The lines from the top of the material below through the line containing "(0,0) rectangle (1165,556);" are to be printed exactly, with pictures omitted.
>> Begin
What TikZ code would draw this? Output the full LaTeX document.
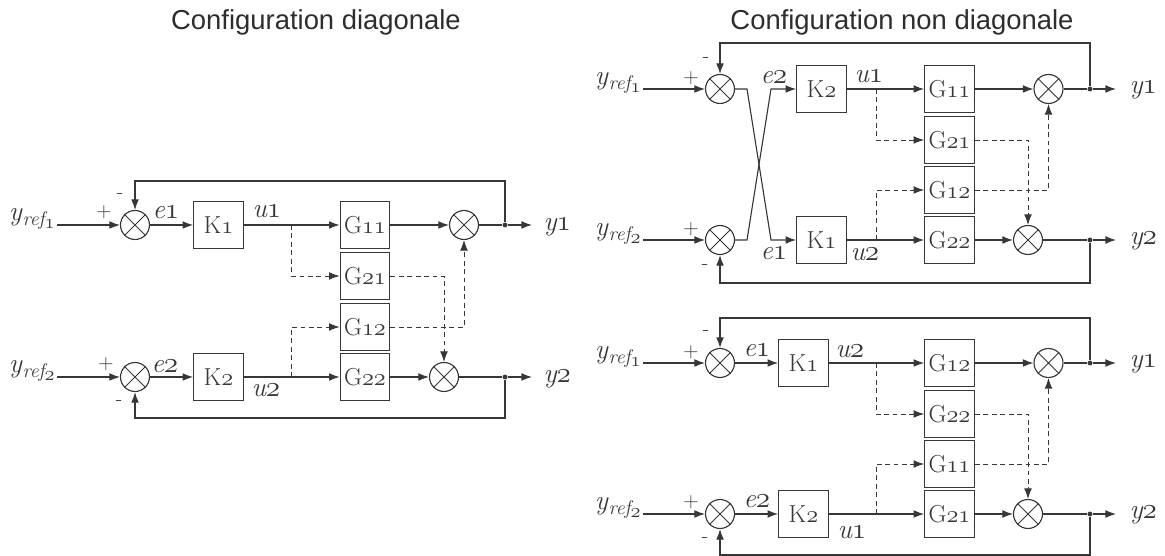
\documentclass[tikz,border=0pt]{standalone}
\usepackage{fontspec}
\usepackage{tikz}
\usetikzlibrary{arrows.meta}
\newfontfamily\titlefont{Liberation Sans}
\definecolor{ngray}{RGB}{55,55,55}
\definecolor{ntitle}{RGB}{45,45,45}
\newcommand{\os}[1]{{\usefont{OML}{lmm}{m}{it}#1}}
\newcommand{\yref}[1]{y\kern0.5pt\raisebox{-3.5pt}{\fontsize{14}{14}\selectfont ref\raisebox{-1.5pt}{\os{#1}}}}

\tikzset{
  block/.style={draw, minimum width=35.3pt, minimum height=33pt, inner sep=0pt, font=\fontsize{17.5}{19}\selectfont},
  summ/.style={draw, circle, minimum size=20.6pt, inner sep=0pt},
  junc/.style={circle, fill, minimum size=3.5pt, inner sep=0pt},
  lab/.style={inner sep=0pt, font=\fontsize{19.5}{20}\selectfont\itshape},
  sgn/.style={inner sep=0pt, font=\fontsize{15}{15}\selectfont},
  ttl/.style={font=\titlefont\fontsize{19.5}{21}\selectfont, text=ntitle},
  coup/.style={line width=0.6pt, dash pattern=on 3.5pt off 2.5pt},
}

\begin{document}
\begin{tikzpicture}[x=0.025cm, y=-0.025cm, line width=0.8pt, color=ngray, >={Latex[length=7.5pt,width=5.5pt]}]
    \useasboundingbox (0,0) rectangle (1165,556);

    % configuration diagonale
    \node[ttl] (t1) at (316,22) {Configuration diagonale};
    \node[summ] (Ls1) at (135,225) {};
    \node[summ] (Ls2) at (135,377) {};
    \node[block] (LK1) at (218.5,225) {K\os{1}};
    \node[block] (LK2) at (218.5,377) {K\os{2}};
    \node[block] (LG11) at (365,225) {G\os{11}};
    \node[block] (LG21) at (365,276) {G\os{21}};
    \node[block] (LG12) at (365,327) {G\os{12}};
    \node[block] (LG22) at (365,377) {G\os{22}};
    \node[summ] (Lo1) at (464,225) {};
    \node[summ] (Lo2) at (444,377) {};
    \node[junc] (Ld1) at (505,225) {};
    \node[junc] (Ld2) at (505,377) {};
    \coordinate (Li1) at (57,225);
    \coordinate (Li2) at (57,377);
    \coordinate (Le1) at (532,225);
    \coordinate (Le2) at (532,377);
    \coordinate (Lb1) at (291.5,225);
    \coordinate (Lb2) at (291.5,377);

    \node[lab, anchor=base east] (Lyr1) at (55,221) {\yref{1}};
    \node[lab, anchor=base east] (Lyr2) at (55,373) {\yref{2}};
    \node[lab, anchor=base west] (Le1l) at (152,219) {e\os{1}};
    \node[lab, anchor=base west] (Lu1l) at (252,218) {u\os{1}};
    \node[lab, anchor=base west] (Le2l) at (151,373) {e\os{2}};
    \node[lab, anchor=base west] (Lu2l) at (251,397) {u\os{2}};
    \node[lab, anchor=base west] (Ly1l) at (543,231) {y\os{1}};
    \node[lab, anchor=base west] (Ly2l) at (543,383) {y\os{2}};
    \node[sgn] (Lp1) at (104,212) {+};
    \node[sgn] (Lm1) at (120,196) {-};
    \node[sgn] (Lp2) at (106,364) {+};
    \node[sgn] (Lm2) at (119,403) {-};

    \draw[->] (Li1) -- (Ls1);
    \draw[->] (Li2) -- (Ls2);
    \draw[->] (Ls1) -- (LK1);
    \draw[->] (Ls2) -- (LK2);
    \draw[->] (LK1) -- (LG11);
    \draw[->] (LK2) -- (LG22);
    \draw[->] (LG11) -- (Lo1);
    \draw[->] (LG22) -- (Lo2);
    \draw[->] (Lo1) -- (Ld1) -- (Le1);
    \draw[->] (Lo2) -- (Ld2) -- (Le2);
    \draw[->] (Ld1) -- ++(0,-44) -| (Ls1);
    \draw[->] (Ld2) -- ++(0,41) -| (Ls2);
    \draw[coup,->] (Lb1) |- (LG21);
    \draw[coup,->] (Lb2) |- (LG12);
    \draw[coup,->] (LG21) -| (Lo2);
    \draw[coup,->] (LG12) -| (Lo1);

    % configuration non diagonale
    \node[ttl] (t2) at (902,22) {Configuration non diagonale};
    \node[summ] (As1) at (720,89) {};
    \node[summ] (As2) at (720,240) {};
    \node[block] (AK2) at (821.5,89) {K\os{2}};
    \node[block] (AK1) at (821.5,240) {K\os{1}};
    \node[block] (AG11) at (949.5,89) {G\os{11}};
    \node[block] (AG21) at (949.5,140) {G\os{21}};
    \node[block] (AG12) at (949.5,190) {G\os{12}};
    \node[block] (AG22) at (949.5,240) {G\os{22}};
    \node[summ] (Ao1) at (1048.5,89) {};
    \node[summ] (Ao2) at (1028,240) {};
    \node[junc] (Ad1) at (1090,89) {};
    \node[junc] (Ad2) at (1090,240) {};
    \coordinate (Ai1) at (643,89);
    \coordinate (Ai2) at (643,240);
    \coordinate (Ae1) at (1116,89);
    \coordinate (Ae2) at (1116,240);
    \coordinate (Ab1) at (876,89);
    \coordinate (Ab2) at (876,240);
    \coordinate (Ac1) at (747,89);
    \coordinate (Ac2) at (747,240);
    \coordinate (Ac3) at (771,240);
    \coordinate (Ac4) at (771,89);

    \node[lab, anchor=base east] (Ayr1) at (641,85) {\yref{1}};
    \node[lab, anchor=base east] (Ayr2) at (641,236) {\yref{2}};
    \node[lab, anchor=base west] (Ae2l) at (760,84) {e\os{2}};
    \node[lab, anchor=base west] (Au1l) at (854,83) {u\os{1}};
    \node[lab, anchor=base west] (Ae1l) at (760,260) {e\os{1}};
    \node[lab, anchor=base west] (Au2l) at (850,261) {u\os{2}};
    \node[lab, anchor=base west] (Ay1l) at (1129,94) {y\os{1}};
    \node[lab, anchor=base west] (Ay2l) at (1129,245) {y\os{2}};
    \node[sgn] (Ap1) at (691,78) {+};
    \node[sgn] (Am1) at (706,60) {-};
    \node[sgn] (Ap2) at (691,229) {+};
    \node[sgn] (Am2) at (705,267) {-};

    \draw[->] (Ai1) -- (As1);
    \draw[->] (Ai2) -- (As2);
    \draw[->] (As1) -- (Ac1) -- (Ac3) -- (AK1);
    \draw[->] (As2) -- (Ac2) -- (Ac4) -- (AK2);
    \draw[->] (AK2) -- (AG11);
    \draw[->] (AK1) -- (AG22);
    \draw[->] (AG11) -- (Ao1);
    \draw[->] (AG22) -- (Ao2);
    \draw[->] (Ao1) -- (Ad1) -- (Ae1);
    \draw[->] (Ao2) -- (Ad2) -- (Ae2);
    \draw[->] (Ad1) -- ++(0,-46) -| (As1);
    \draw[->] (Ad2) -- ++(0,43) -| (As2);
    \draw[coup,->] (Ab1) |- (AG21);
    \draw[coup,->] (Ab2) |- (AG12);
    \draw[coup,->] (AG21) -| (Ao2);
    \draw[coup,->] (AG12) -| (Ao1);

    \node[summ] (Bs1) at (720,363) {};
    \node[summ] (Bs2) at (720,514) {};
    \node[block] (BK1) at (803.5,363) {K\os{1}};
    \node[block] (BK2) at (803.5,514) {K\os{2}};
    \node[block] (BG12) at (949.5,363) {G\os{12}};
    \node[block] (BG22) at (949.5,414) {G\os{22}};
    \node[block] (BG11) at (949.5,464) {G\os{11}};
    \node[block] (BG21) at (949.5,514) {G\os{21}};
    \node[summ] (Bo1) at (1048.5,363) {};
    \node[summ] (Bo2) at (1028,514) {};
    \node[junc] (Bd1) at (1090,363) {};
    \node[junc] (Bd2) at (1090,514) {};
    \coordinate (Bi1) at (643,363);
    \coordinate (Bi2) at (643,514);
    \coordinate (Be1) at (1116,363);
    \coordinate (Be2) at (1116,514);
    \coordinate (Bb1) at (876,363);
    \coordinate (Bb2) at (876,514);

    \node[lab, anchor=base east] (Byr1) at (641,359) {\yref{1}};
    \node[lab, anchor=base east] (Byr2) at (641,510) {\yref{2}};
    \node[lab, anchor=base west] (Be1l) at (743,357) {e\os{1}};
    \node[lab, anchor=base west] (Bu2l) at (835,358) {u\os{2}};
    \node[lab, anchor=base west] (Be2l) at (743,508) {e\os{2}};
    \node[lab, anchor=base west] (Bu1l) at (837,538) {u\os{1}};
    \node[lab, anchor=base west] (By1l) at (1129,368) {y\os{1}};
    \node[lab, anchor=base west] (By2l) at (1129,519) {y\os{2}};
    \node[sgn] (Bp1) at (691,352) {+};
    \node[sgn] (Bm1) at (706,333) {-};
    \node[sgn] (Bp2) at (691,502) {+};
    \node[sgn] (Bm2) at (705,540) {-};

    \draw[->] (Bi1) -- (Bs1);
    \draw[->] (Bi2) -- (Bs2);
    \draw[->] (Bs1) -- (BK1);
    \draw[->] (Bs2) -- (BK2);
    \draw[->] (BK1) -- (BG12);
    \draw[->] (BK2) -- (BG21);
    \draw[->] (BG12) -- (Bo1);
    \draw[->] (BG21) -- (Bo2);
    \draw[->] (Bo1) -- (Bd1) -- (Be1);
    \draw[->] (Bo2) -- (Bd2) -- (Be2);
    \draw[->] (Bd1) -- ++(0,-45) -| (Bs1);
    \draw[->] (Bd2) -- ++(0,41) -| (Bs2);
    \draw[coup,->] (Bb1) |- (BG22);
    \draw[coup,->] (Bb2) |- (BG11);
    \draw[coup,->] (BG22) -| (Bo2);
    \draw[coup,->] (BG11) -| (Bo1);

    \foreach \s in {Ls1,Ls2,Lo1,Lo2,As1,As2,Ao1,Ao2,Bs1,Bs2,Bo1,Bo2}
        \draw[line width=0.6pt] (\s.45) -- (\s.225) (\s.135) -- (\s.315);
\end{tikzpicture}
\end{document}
>> End
Answer to this exercise >>
What TikZ code would draw this? Output the full LaTeX document.
\documentclass[tikz,border=0pt]{standalone}
\usepackage{fontspec}
\usepackage{tikz}
\usetikzlibrary{arrows.meta}
\newfontfamily\titlefont{Liberation Sans}
\definecolor{ngray}{RGB}{55,55,55}
\definecolor{ntitle}{RGB}{45,45,45}
\newcommand{\os}[1]{{\usefont{OML}{lmm}{m}{it}#1}}
\newcommand{\yref}[1]{y\kern0.5pt\raisebox{-3.5pt}{\fontsize{14}{14}\selectfont ref\raisebox{-1.5pt}{\os{#1}}}}

\tikzset{
  block/.style={draw, minimum width=35.3pt, minimum height=33pt, inner sep=0pt, font=\fontsize{17.5}{19}\selectfont},
  summ/.style={draw, circle, minimum size=20.6pt, inner sep=0pt},
  junc/.style={circle, fill, minimum size=3.5pt, inner sep=0pt},
  lab/.style={inner sep=0pt, font=\fontsize{19.5}{20}\selectfont\itshape},
  sgn/.style={inner sep=0pt, font=\fontsize{15}{15}\selectfont},
  ttl/.style={font=\titlefont\fontsize{19.5}{21}\selectfont, text=ntitle},
  coup/.style={line width=0.6pt, dash pattern=on 3.5pt off 2.5pt},
}

\begin{document}
\begin{tikzpicture}[x=0.025cm, y=-0.025cm, line width=0.8pt, color=ngray, >={Latex[length=7.5pt,width=5.5pt]}]
    \useasboundingbox (0,0) rectangle (1165,556);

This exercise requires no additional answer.